▶ _WHAT THE TASK ASKS_: Set down the full listing exactly as given. Any pictures are to be left out.
>>>>>
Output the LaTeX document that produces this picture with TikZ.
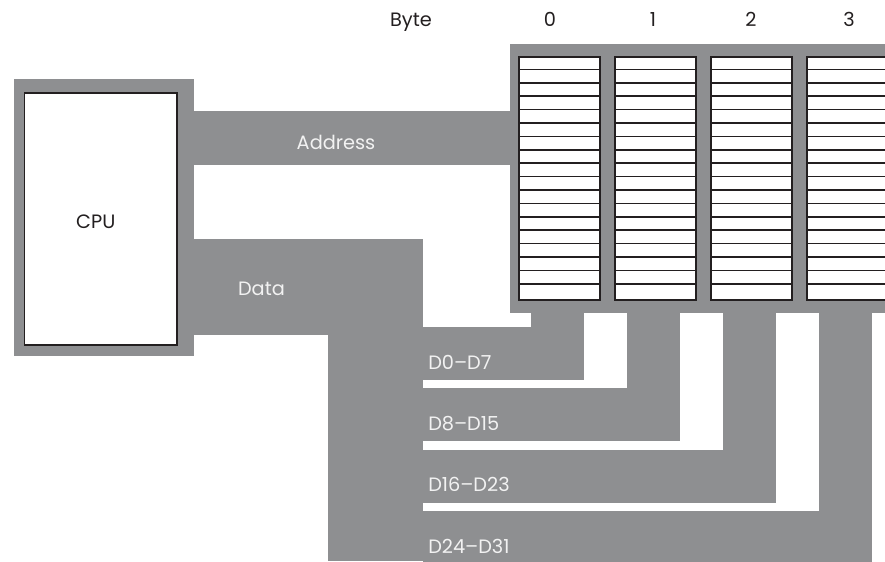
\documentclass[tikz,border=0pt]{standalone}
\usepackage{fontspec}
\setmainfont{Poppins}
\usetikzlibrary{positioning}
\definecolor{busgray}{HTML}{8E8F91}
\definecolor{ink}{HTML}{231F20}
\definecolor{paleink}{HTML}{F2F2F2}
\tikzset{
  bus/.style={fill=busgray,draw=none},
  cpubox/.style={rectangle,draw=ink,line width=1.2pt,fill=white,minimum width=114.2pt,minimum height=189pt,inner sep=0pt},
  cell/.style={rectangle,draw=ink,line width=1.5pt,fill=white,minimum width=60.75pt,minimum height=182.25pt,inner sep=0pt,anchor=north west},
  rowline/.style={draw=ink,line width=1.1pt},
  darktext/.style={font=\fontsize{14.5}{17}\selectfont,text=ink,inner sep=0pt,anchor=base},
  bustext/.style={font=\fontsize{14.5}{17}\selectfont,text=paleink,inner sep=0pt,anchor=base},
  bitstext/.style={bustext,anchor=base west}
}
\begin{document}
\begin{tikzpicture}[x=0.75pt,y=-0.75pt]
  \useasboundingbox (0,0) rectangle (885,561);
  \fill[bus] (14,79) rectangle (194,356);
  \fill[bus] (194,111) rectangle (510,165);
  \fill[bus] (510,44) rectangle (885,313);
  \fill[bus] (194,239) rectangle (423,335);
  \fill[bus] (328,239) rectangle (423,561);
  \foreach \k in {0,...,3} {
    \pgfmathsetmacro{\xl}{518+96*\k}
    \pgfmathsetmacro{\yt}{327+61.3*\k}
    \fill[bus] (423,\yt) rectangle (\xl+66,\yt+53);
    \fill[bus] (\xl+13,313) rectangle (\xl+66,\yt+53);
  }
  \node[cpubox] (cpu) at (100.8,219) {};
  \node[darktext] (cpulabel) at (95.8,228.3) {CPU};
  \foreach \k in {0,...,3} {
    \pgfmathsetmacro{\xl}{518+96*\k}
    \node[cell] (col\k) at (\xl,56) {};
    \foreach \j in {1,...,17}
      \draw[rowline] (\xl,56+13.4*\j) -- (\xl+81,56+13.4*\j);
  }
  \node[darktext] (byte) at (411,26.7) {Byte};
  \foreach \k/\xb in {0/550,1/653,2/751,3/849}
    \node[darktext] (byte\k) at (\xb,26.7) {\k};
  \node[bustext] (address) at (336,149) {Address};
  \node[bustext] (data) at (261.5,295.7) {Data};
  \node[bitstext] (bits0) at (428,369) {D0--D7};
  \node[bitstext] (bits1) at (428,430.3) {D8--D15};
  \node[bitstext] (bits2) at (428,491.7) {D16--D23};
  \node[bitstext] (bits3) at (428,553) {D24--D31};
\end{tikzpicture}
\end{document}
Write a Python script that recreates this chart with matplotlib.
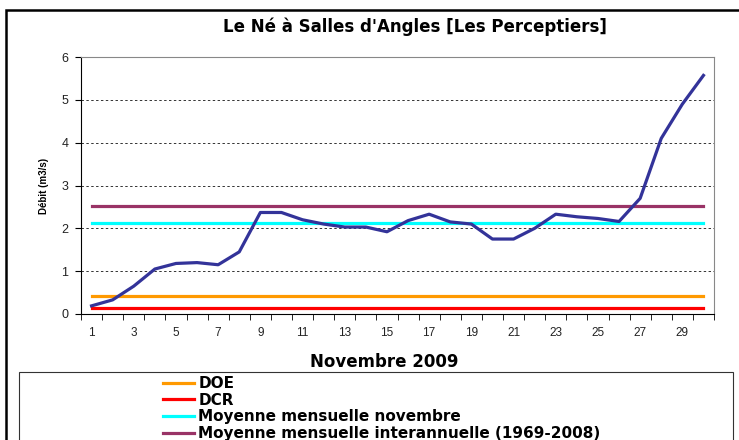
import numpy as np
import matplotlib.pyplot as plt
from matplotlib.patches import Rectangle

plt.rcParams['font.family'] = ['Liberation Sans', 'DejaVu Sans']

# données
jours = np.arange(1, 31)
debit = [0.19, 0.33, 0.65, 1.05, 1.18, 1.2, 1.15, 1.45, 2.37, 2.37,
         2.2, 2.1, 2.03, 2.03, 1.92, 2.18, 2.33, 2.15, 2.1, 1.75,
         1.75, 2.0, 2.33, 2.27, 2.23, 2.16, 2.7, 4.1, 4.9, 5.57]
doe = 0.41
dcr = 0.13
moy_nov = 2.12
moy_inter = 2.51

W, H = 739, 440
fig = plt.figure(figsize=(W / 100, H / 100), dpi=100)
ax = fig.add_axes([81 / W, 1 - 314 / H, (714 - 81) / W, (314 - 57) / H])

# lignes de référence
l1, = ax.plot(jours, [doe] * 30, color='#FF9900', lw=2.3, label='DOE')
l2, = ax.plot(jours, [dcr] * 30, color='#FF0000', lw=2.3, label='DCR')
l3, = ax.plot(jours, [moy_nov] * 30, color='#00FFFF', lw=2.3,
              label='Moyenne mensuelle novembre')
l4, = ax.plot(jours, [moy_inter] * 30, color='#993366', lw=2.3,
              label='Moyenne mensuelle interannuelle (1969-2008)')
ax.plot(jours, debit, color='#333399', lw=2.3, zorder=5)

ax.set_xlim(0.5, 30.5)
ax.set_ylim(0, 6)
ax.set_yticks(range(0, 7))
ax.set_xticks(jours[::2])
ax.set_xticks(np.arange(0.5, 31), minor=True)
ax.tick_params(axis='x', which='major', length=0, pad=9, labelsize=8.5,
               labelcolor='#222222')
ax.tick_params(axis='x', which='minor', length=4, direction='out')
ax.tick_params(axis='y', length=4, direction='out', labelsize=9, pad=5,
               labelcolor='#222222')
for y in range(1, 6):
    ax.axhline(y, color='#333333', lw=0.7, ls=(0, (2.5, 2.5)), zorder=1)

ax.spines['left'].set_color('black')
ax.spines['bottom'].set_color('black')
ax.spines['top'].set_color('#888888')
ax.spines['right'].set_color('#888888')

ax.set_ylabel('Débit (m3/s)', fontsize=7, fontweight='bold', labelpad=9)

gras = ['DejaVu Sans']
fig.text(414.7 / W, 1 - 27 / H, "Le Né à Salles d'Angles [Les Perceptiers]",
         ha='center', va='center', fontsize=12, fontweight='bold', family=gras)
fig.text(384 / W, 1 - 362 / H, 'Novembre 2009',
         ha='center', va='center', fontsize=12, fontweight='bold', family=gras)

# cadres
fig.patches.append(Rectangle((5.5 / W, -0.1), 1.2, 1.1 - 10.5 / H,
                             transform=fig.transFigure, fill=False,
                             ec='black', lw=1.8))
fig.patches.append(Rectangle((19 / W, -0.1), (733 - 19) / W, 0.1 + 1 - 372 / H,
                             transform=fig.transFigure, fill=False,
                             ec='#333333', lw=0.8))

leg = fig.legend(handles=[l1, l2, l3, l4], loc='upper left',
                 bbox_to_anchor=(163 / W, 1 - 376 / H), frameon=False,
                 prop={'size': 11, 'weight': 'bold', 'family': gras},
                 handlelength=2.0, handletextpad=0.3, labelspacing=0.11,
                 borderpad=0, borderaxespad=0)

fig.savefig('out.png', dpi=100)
<<<<<
▶ _COMPLETED EXERCISE_:
Output the LaTeX document that produces this picture with TikZ.
\documentclass[tikz,border=0pt]{standalone}
\usepackage{fontspec}
\setmainfont{Poppins}
\usetikzlibrary{positioning}
\definecolor{busgray}{HTML}{8E8F91}
\definecolor{ink}{HTML}{231F20}
\definecolor{paleink}{HTML}{F2F2F2}
\tikzset{
  bus/.style={fill=busgray,draw=none},
  cpubox/.style={rectangle,draw=ink,line width=1.2pt,fill=white,minimum width=114.2pt,minimum height=189pt,inner sep=0pt},
  cell/.style={rectangle,draw=ink,line width=1.5pt,fill=white,minimum width=60.75pt,minimum height=182.25pt,inner sep=0pt,anchor=north west},
  rowline/.style={draw=ink,line width=1.1pt},
  darktext/.style={font=\fontsize{14.5}{17}\selectfont,text=ink,inner sep=0pt,anchor=base},
  bustext/.style={font=\fontsize{14.5}{17}\selectfont,text=paleink,inner sep=0pt,anchor=base},
  bitstext/.style={bustext,anchor=base west}
}
\begin{document}
\begin{tikzpicture}[x=0.75pt,y=-0.75pt]
  \useasboundingbox (0,0) rectangle (885,561);
  \fill[bus] (14,79) rectangle (194,356);
  \fill[bus] (194,111) rectangle (510,165);
  \fill[bus] (510,44) rectangle (885,313);
  \fill[bus] (194,239) rectangle (423,335);
  \fill[bus] (328,239) rectangle (423,561);
  \foreach \k in {0,...,3} {
    \pgfmathsetmacro{\xl}{518+96*\k}
    \pgfmathsetmacro{\yt}{327+61.3*\k}
    \fill[bus] (423,\yt) rectangle (\xl+66,\yt+53);
    \fill[bus] (\xl+13,313) rectangle (\xl+66,\yt+53);
  }
  \node[cpubox] (cpu) at (100.8,219) {};
  \node[darktext] (cpulabel) at (95.8,228.3) {CPU};
  \foreach \k in {0,...,3} {
    \pgfmathsetmacro{\xl}{518+96*\k}
    \node[cell] (col\k) at (\xl,56) {};
    \foreach \j in {1,...,17}
      \draw[rowline] (\xl,56+13.4*\j) -- (\xl+81,56+13.4*\j);
  }
  \node[darktext] (byte) at (411,26.7) {Byte};
  \foreach \k/\xb in {0/550,1/653,2/751,3/849}
    \node[darktext] (byte\k) at (\xb,26.7) {\k};
  \node[bustext] (address) at (336,149) {Address};
  \node[bustext] (data) at (261.5,295.7) {Data};
  \node[bitstext] (bits0) at (428,369) {D0--D7};
  \node[bitstext] (bits1) at (428,430.3) {D8--D15};
  \node[bitstext] (bits2) at (428,491.7) {D16--D23};
  \node[bitstext] (bits3) at (428,553) {D24--D31};
\end{tikzpicture}
\end{document}
Write a Python script that recreates this chart with matplotlib.
import numpy as np
import matplotlib.pyplot as plt
from matplotlib.patches import Rectangle

plt.rcParams['font.family'] = ['Liberation Sans', 'DejaVu Sans']

# données
jours = np.arange(1, 31)
debit = [0.19, 0.33, 0.65, 1.05, 1.18, 1.2, 1.15, 1.45, 2.37, 2.37,
         2.2, 2.1, 2.03, 2.03, 1.92, 2.18, 2.33, 2.15, 2.1, 1.75,
         1.75, 2.0, 2.33, 2.27, 2.23, 2.16, 2.7, 4.1, 4.9, 5.57]
doe = 0.41
dcr = 0.13
moy_nov = 2.12
moy_inter = 2.51

W, H = 739, 440
fig = plt.figure(figsize=(W / 100, H / 100), dpi=100)
ax = fig.add_axes([81 / W, 1 - 314 / H, (714 - 81) / W, (314 - 57) / H])

# lignes de référence
l1, = ax.plot(jours, [doe] * 30, color='#FF9900', lw=2.3, label='DOE')
l2, = ax.plot(jours, [dcr] * 30, color='#FF0000', lw=2.3, label='DCR')
l3, = ax.plot(jours, [moy_nov] * 30, color='#00FFFF', lw=2.3,
              label='Moyenne mensuelle novembre')
l4, = ax.plot(jours, [moy_inter] * 30, color='#993366', lw=2.3,
              label='Moyenne mensuelle interannuelle (1969-2008)')
ax.plot(jours, debit, color='#333399', lw=2.3, zorder=5)

ax.set_xlim(0.5, 30.5)
ax.set_ylim(0, 6)
ax.set_yticks(range(0, 7))
ax.set_xticks(jours[::2])
ax.set_xticks(np.arange(0.5, 31), minor=True)
ax.tick_params(axis='x', which='major', length=0, pad=9, labelsize=8.5,
               labelcolor='#222222')
ax.tick_params(axis='x', which='minor', length=4, direction='out')
ax.tick_params(axis='y', length=4, direction='out', labelsize=9, pad=5,
               labelcolor='#222222')
for y in range(1, 6):
    ax.axhline(y, color='#333333', lw=0.7, ls=(0, (2.5, 2.5)), zorder=1)

ax.spines['left'].set_color('black')
ax.spines['bottom'].set_color('black')
ax.spines['top'].set_color('#888888')
ax.spines['right'].set_color('#888888')

ax.set_ylabel('Débit (m3/s)', fontsize=7, fontweight='bold', labelpad=9)

gras = ['DejaVu Sans']
fig.text(414.7 / W, 1 - 27 / H, "Le Né à Salles d'Angles [Les Perceptiers]",
         ha='center', va='center', fontsize=12, fontweight='bold', family=gras)
fig.text(384 / W, 1 - 362 / H, 'Novembre 2009',
         ha='center', va='center', fontsize=12, fontweight='bold', family=gras)

# cadres
fig.patches.append(Rectangle((5.5 / W, -0.1), 1.2, 1.1 - 10.5 / H,
                             transform=fig.transFigure, fill=False,
                             ec='black', lw=1.8))
fig.patches.append(Rectangle((19 / W, -0.1), (733 - 19) / W, 0.1 + 1 - 372 / H,
                             transform=fig.transFigure, fill=False,
                             ec='#333333', lw=0.8))

leg = fig.legend(handles=[l1, l2, l3, l4], loc='upper left',
                 bbox_to_anchor=(163 / W, 1 - 376 / H), frameon=False,
                 prop={'size': 11, 'weight': 'bold', 'family': gras},
                 handlelength=2.0, handletextpad=0.3, labelspacing=0.11,
                 borderpad=0, borderaxespad=0)

fig.savefig('out.png', dpi=100)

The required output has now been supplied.